### WHAT TO PRODUCE
Exclude the pictures and return every line exactly as written.

======== AVAILABLE DATA

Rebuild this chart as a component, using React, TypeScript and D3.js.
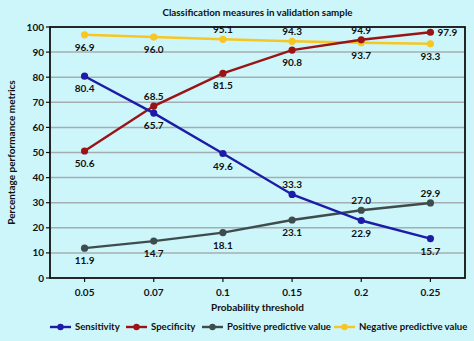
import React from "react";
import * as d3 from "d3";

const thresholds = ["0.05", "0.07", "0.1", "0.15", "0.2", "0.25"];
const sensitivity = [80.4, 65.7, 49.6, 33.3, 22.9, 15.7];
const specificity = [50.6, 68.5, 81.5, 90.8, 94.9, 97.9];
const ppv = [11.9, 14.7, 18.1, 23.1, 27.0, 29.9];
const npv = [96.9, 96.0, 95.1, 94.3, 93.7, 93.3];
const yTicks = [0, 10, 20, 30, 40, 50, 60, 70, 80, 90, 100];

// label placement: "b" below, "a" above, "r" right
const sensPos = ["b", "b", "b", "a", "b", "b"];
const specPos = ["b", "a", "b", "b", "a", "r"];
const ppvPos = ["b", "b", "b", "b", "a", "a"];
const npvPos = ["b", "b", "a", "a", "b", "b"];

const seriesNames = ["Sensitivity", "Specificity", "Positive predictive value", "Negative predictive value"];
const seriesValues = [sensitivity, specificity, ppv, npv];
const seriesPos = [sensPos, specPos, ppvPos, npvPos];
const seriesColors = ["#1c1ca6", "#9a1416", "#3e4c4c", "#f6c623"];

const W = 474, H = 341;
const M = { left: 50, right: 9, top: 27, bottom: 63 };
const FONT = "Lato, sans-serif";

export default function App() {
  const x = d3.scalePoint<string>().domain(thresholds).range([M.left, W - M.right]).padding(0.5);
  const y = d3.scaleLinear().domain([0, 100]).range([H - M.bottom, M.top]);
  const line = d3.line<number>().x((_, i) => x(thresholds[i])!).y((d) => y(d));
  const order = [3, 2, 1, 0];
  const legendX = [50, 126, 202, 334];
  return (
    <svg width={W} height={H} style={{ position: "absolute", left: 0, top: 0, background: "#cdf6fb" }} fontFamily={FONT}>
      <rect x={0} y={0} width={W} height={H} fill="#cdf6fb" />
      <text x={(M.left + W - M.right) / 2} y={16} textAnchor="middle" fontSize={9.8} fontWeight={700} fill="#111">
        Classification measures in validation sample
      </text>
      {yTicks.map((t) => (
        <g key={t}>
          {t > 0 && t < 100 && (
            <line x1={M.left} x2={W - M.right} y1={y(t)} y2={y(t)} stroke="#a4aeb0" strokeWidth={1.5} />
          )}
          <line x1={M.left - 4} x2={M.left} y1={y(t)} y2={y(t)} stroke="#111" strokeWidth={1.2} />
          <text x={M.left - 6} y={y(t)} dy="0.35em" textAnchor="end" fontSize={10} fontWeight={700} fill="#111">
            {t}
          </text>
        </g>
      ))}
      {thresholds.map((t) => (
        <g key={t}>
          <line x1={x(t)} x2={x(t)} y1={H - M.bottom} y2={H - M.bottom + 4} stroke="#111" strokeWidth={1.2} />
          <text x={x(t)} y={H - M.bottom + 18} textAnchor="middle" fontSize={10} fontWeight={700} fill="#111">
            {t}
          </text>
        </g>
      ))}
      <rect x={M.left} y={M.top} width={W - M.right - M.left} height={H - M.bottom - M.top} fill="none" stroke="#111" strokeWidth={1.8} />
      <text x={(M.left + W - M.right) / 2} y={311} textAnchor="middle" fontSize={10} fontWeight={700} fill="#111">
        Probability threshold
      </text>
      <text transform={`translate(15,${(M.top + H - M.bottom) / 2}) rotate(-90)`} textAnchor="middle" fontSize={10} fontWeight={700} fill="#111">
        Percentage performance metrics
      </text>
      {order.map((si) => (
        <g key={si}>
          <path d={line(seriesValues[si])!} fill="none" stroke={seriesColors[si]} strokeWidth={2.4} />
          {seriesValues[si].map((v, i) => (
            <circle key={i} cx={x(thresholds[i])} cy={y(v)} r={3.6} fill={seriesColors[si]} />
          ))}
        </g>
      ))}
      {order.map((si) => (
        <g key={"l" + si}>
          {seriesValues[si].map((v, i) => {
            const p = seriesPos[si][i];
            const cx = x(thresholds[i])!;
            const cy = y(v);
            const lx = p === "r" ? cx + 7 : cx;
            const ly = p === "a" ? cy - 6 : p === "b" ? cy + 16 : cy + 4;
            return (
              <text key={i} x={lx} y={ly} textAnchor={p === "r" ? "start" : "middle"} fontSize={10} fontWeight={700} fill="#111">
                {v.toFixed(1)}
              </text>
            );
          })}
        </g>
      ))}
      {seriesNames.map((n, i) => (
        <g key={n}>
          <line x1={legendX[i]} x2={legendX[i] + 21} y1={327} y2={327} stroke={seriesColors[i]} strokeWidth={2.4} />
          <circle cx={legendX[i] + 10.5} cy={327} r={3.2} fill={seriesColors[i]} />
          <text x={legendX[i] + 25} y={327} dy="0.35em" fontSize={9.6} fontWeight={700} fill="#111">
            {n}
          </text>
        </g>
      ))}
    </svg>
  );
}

================

### SOLUTION FOR THIS EXERCISE
Rebuild this chart as a component, using React, TypeScript and D3.js.
import React from "react";
import * as d3 from "d3";

const thresholds = ["0.05", "0.07", "0.1", "0.15", "0.2", "0.25"];
const sensitivity = [80.4, 65.7, 49.6, 33.3, 22.9, 15.7];
const specificity = [50.6, 68.5, 81.5, 90.8, 94.9, 97.9];
const ppv = [11.9, 14.7, 18.1, 23.1, 27.0, 29.9];
const npv = [96.9, 96.0, 95.1, 94.3, 93.7, 93.3];
const yTicks = [0, 10, 20, 30, 40, 50, 60, 70, 80, 90, 100];

// label placement: "b" below, "a" above, "r" right
const sensPos = ["b", "b", "b", "a", "b", "b"];
const specPos = ["b", "a", "b", "b", "a", "r"];
const ppvPos = ["b", "b", "b", "b", "a", "a"];
const npvPos = ["b", "b", "a", "a", "b", "b"];

const seriesNames = ["Sensitivity", "Specificity", "Positive predictive value", "Negative predictive value"];
const seriesValues = [sensitivity, specificity, ppv, npv];
const seriesPos = [sensPos, specPos, ppvPos, npvPos];
const seriesColors = ["#1c1ca6", "#9a1416", "#3e4c4c", "#f6c623"];

const W = 474, H = 341;
const M = { left: 50, right: 9, top: 27, bottom: 63 };
const FONT = "Lato, sans-serif";

export default function App() {
  const x = d3.scalePoint<string>().domain(thresholds).range([M.left, W - M.right]).padding(0.5);
  const y = d3.scaleLinear().domain([0, 100]).range([H - M.bottom, M.top]);
  const line = d3.line<number>().x((_, i) => x(thresholds[i])!).y((d) => y(d));
  const order = [3, 2, 1, 0];
  const legendX = [50, 126, 202, 334];
  return (
    <svg width={W} height={H} style={{ position: "absolute", left: 0, top: 0, background: "#cdf6fb" }} fontFamily={FONT}>
      <rect x={0} y={0} width={W} height={H} fill="#cdf6fb" />
      <text x={(M.left + W - M.right) / 2} y={16} textAnchor="middle" fontSize={9.8} fontWeight={700} fill="#111">
        Classification measures in validation sample
      </text>
      {yTicks.map((t) => (
        <g key={t}>
          {t > 0 && t < 100 && (
            <line x1={M.left} x2={W - M.right} y1={y(t)} y2={y(t)} stroke="#a4aeb0" strokeWidth={1.5} />
          )}
          <line x1={M.left - 4} x2={M.left} y1={y(t)} y2={y(t)} stroke="#111" strokeWidth={1.2} />
          <text x={M.left - 6} y={y(t)} dy="0.35em" textAnchor="end" fontSize={10} fontWeight={700} fill="#111">
            {t}
          </text>
        </g>
      ))}
      {thresholds.map((t) => (
        <g key={t}>
          <line x1={x(t)} x2={x(t)} y1={H - M.bottom} y2={H - M.bottom + 4} stroke="#111" strokeWidth={1.2} />
          <text x={x(t)} y={H - M.bottom + 18} textAnchor="middle" fontSize={10} fontWeight={700} fill="#111">
            {t}
          </text>
        </g>
      ))}
      <rect x={M.left} y={M.top} width={W - M.right - M.left} height={H - M.bottom - M.top} fill="none" stroke="#111" strokeWidth={1.8} />
      <text x={(M.left + W - M.right) / 2} y={311} textAnchor="middle" fontSize={10} fontWeight={700} fill="#111">
        Probability threshold
      </text>
      <text transform={`translate(15,${(M.top + H - M.bottom) / 2}) rotate(-90)`} textAnchor="middle" fontSize={10} fontWeight={700} fill="#111">
        Percentage performance metrics
      </text>
      {order.map((si) => (
        <g key={si}>
          <path d={line(seriesValues[si])!} fill="none" stroke={seriesColors[si]} strokeWidth={2.4} />
          {seriesValues[si].map((v, i) => (
            <circle key={i} cx={x(thresholds[i])} cy={y(v)} r={3.6} fill={seriesColors[si]} />
          ))}
        </g>
      ))}
      {order.map((si) => (
        <g key={"l" + si}>
          {seriesValues[si].map((v, i) => {
            const p = seriesPos[si][i];
            const cx = x(thresholds[i])!;
            const cy = y(v);
            const lx = p === "r" ? cx + 7 : cx;
            const ly = p === "a" ? cy - 6 : p === "b" ? cy + 16 : cy + 4;
            return (
              <text key={i} x={lx} y={ly} textAnchor={p === "r" ? "start" : "middle"} fontSize={10} fontWeight={700} fill="#111">
                {v.toFixed(1)}
              </text>
            );
          })}
        </g>
      ))}
      {seriesNames.map((n, i) => (
        <g key={n}>
          <line x1={legendX[i]} x2={legendX[i] + 21} y1={327} y2={327} stroke={seriesColors[i]} strokeWidth={2.4} />
          <circle cx={legendX[i] + 10.5} cy={327} r={3.2} fill={seriesColors[i]} />
          <text x={legendX[i] + 25} y={327} dy="0.35em" fontSize={9.6} fontWeight={700} fill="#111">
            {n}
          </text>
        </g>
      ))}
    </svg>
  );
}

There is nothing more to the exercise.